What to do: Exactly as written, write out the lines below from the first to the one containing "threshold = 0.45", inclusive. Pictures do not belong in the copy.

Material provided:

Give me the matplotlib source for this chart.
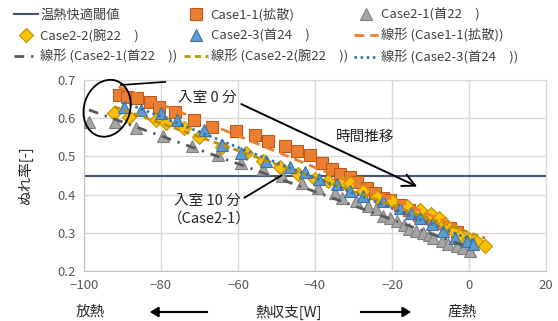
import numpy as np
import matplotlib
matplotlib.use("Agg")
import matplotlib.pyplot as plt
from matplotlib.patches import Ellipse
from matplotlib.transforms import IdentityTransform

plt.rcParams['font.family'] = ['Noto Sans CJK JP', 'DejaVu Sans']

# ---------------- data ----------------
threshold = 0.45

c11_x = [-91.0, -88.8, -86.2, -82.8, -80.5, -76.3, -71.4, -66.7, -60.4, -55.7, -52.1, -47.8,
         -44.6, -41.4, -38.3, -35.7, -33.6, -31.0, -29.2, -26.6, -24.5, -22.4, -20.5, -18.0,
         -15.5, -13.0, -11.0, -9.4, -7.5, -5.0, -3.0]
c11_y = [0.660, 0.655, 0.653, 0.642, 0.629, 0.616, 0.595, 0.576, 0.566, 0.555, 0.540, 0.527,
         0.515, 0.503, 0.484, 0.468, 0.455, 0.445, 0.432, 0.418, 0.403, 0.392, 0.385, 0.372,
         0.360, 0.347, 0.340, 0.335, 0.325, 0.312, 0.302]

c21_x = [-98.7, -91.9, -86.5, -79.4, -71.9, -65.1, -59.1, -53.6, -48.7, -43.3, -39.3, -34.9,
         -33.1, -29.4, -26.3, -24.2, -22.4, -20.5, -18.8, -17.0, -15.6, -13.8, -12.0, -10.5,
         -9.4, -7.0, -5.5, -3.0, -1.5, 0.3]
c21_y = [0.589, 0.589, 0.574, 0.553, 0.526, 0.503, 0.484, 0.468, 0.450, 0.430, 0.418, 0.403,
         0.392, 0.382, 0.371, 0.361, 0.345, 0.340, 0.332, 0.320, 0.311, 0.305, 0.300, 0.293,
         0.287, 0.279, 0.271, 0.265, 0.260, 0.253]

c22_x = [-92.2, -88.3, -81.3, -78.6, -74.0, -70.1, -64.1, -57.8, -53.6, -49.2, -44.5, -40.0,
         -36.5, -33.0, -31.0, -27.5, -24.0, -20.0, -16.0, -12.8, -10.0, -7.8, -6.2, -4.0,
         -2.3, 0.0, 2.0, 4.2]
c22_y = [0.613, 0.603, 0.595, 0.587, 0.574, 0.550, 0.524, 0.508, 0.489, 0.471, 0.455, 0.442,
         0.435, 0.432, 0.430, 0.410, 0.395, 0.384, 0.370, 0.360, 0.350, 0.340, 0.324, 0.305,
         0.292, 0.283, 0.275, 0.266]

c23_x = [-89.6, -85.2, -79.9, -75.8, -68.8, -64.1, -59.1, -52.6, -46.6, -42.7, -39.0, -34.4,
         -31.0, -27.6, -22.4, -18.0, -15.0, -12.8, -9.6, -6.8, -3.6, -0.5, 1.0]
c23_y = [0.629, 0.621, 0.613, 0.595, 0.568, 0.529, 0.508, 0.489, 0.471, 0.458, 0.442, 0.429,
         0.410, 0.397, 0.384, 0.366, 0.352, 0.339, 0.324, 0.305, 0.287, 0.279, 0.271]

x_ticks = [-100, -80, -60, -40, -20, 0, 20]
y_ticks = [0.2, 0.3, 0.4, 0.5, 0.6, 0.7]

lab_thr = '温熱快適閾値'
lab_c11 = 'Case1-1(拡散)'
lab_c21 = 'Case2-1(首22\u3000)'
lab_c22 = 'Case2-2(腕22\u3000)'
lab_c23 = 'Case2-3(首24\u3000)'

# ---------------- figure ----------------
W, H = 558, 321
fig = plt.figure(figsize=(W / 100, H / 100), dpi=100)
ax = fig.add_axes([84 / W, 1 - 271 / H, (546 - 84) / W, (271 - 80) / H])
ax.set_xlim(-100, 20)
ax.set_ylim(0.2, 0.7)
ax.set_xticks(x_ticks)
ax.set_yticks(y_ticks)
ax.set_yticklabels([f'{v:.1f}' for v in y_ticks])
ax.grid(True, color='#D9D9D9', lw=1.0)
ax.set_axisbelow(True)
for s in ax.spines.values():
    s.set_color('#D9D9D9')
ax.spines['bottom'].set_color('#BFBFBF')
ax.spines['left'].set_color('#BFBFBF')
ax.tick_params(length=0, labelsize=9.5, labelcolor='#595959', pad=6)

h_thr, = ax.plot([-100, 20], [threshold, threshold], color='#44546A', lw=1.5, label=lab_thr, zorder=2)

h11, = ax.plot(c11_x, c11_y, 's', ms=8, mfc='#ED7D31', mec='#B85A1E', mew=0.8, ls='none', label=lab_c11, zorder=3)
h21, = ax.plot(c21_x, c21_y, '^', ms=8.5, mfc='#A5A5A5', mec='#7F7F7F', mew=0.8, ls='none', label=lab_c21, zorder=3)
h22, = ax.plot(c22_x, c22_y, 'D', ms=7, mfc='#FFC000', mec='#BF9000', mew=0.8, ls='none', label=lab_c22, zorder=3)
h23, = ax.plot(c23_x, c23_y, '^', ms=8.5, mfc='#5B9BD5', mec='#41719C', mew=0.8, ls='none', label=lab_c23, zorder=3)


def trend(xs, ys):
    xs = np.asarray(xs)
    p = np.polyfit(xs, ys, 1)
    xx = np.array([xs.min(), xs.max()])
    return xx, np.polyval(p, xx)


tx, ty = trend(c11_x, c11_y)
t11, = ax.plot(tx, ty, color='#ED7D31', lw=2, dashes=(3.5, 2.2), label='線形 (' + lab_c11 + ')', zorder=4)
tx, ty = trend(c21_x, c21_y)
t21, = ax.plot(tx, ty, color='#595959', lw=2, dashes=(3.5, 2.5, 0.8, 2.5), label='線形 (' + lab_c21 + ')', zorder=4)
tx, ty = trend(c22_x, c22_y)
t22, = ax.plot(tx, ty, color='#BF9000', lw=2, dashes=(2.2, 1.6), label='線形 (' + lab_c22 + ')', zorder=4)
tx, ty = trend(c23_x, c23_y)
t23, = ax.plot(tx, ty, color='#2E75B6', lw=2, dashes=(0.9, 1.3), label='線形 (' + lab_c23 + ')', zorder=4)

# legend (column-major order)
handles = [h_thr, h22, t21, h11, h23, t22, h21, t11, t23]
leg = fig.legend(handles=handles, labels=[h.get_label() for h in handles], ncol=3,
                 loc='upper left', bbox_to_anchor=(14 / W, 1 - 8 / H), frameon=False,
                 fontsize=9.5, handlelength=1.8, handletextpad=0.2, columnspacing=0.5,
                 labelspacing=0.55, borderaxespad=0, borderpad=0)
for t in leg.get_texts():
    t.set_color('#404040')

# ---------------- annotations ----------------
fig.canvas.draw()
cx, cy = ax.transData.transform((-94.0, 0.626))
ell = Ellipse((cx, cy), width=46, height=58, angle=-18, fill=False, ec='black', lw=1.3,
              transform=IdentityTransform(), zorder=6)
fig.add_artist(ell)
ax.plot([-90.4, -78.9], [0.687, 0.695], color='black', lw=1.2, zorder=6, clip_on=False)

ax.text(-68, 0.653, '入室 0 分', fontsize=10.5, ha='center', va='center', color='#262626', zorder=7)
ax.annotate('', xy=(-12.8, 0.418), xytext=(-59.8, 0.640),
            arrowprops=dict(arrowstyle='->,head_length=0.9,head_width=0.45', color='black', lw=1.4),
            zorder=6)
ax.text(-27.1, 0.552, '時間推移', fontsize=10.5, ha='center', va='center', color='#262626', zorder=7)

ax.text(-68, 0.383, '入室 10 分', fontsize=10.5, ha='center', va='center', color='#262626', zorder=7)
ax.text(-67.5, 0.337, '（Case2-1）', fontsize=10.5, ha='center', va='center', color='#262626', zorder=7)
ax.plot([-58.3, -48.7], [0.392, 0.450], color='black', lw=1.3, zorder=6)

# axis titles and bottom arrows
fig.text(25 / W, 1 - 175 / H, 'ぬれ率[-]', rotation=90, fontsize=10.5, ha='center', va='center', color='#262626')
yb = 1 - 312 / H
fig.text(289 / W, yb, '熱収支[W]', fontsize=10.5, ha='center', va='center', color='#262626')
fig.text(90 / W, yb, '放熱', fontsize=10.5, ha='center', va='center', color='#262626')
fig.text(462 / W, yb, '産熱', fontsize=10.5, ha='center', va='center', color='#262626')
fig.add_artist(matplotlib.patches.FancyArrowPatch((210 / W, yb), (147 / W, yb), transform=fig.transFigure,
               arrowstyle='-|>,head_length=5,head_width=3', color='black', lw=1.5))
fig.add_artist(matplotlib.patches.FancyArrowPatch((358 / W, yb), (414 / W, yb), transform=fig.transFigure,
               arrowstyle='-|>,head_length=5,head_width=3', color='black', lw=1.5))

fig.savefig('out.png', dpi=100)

Response:
Give me the matplotlib source for this chart.
import numpy as np
import matplotlib
matplotlib.use("Agg")
import matplotlib.pyplot as plt
from matplotlib.patches import Ellipse
from matplotlib.transforms import IdentityTransform

plt.rcParams['font.family'] = ['Noto Sans CJK JP', 'DejaVu Sans']

# ---------------- data ----------------
threshold = 0.45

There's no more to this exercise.